Headline inflation came in at 5.3 per cent, unchanged from the previous month, outpacing the 5.1 per cent forecast of economists polled by Reuters. Single-country inflation figures from France and Germany also came in higher than expected ahead of the region-wide report.

Investors hoped the uncertainty over the pathway for eurozone inflation weakened the case for the European Central Bank to increase interest rates at its next meeting in September.

“The headline does matter because it obviously does feed through into inflation expectations, but the detail of the report was more reassuring, because it does suggest that we’ve seen a peak in core inflation in the euro area now,” said Michael Metcalfe, head of macro strategy at State Street Global Markets.

Traders priced in a 70 per cent chance that the ECB would keep rates steady next month, up from about 57 per cent earlier in the day, according to data compiled by Refinitiv and based on interest rate derivatives prices.

In government debt markets, the yields on policy-sensitive two-year German Bunds fell 0.06 percentage points to 3 per cent, while yields on the 10-year Bunds, a regional benchmark in Europe, declined by 0.04 percentage points to 2.5 per cent. Bond yields rise as prices fall.

Meanwhile, financial stocks were boosted by news that UBS would absorb Credit Suisse’s domestic bank, supporting the country’s banking sector. Its shares rose 6.3 per cent, while the Stoxx 600 Europe Financial Services index rose 1.6 per cent.

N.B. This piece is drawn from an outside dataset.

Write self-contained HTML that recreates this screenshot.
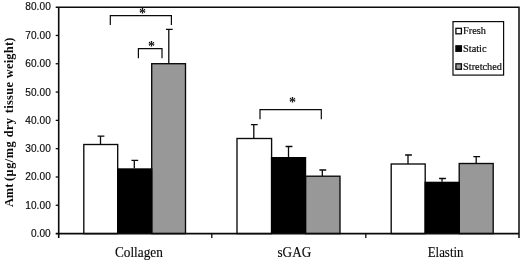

Chinese stocks were led lower by a weak property sector on Thursday, after Country Garden, once the country’s largest developer by sales, reported record losses. China’s CSI 300 and Hong Kong’s Hang Seng both fell 0.6 per cent.

The CSI 300 Real Estate index, which tracks property stocks listed on mainland exchanges, declined 5.3 per cent. Hong Kong’s Hang Seng Mainland Properties index lost 1.9 per cent, erasing early gains.

The country’s equity markets were also hit by weak data on factory activity, with the official manufacturing purchasing managers’ index coming in at 49.7 for the month, below the neutral 50 mark that indicates a contraction.